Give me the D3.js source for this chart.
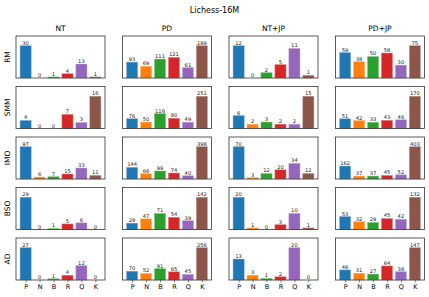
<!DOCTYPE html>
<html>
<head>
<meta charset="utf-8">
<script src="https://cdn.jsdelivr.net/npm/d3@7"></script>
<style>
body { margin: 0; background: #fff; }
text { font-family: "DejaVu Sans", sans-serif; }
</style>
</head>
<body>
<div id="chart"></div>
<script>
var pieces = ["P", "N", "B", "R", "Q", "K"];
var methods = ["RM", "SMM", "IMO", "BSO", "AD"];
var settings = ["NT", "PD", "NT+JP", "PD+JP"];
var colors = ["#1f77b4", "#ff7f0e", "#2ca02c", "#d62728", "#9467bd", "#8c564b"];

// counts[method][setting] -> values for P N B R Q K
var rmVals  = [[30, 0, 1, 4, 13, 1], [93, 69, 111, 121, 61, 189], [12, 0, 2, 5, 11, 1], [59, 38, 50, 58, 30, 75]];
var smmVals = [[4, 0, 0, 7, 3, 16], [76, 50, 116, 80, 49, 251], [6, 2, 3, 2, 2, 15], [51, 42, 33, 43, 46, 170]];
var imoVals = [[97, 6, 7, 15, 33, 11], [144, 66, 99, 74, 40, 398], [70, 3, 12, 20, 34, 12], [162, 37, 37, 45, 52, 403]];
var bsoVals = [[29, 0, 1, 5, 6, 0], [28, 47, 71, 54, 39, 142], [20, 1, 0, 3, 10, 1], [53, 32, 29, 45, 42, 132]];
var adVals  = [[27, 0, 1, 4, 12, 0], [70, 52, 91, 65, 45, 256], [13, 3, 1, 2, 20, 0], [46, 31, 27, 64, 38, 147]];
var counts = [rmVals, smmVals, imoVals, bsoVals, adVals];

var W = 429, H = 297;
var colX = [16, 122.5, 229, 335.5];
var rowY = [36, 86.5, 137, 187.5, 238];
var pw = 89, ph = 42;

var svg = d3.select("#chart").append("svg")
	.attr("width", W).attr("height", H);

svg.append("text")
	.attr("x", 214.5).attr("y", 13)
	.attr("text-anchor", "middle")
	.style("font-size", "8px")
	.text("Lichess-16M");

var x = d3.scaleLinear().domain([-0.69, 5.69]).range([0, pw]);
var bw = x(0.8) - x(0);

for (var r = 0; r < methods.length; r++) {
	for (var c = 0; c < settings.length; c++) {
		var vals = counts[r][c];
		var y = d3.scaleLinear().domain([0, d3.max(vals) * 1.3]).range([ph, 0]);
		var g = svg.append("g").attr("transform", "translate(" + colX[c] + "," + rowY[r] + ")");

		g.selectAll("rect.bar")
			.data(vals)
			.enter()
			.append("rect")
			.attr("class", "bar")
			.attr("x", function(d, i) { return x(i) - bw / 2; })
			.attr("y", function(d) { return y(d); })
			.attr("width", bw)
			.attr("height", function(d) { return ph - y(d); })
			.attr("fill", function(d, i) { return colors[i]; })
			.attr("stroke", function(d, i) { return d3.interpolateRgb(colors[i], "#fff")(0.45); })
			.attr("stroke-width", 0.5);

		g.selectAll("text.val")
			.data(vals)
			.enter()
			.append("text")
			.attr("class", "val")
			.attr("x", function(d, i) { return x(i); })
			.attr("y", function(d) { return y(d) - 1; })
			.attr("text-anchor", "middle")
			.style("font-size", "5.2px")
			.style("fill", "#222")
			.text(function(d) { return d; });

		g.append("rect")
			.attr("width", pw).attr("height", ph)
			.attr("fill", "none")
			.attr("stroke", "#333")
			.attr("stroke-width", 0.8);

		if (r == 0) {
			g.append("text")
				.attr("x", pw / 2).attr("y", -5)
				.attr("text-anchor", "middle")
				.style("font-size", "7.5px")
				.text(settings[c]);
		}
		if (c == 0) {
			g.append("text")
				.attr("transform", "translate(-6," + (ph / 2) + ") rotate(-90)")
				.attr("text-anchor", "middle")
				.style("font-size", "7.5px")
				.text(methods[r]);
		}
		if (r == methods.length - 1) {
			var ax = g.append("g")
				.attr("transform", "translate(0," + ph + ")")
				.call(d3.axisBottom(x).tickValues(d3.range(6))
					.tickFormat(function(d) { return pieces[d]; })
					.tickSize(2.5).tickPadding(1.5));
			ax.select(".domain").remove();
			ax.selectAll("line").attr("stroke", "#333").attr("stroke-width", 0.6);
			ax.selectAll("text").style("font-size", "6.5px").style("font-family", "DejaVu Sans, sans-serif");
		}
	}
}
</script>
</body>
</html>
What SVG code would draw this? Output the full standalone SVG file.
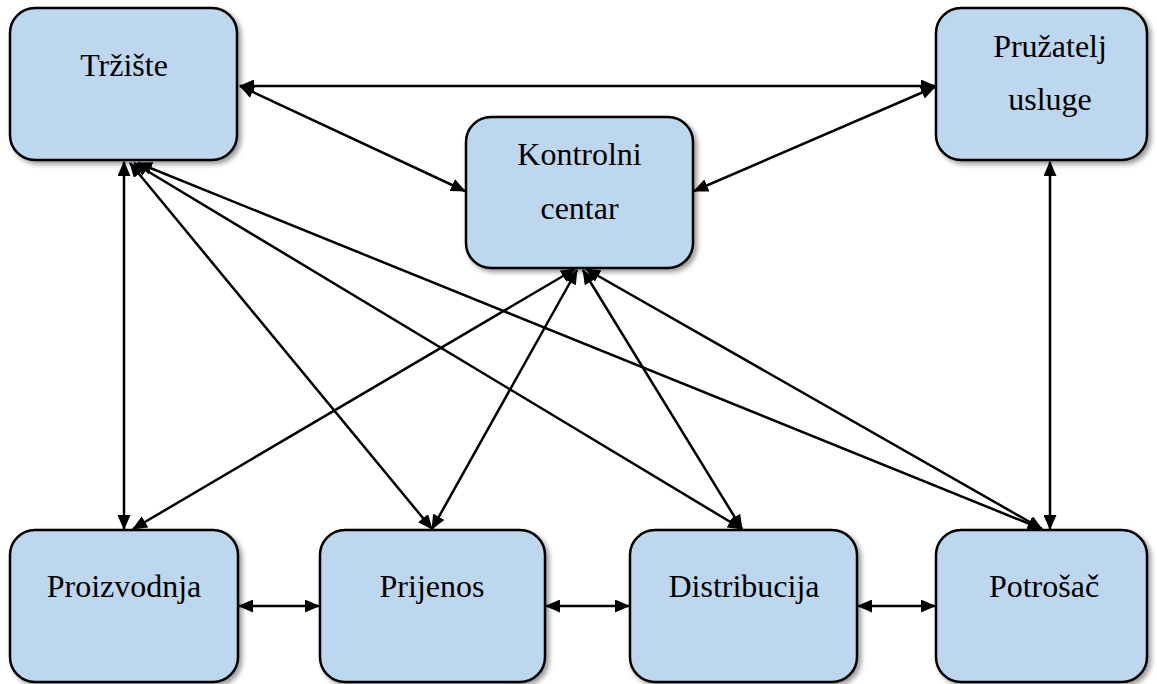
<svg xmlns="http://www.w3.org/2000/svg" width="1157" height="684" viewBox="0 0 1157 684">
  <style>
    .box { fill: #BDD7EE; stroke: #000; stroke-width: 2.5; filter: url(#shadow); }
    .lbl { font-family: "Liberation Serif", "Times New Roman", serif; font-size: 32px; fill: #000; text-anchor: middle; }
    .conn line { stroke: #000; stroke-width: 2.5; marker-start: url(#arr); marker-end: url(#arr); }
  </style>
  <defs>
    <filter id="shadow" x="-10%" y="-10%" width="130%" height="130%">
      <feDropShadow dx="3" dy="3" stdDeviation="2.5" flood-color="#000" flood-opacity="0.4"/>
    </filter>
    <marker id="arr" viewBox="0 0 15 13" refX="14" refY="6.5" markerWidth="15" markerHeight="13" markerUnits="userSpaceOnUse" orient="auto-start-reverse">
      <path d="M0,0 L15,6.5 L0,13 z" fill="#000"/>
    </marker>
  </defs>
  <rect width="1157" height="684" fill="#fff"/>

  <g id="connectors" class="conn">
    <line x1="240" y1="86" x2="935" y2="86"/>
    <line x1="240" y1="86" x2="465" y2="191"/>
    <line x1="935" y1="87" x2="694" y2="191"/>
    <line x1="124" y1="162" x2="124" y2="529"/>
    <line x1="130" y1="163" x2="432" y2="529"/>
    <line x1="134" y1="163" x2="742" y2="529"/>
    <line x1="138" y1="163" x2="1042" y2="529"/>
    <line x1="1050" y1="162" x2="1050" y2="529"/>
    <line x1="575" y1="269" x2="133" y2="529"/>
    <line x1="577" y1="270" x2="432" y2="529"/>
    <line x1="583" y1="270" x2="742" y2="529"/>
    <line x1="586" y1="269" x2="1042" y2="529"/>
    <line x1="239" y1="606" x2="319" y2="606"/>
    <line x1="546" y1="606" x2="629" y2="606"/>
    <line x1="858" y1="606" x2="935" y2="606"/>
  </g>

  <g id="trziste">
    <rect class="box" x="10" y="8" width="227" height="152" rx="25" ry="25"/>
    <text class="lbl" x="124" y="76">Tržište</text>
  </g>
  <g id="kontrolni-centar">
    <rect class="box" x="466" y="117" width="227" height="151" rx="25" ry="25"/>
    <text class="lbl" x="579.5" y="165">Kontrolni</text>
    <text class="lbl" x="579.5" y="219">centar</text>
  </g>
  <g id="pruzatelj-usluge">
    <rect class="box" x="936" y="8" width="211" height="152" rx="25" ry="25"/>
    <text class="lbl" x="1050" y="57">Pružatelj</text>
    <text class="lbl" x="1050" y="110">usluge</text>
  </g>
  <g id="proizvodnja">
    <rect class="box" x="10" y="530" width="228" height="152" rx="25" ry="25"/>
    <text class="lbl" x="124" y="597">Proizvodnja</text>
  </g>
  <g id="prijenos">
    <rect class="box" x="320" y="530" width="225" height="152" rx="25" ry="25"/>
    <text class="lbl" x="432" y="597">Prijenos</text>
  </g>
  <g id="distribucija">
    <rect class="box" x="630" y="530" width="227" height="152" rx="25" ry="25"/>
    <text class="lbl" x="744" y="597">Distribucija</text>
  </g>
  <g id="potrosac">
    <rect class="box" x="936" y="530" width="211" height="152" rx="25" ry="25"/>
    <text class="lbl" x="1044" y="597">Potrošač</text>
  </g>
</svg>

:::

> **Description of the task**: The answer must consist solely of the number of lines in the entries that contain the word "this".

> **The response**: 2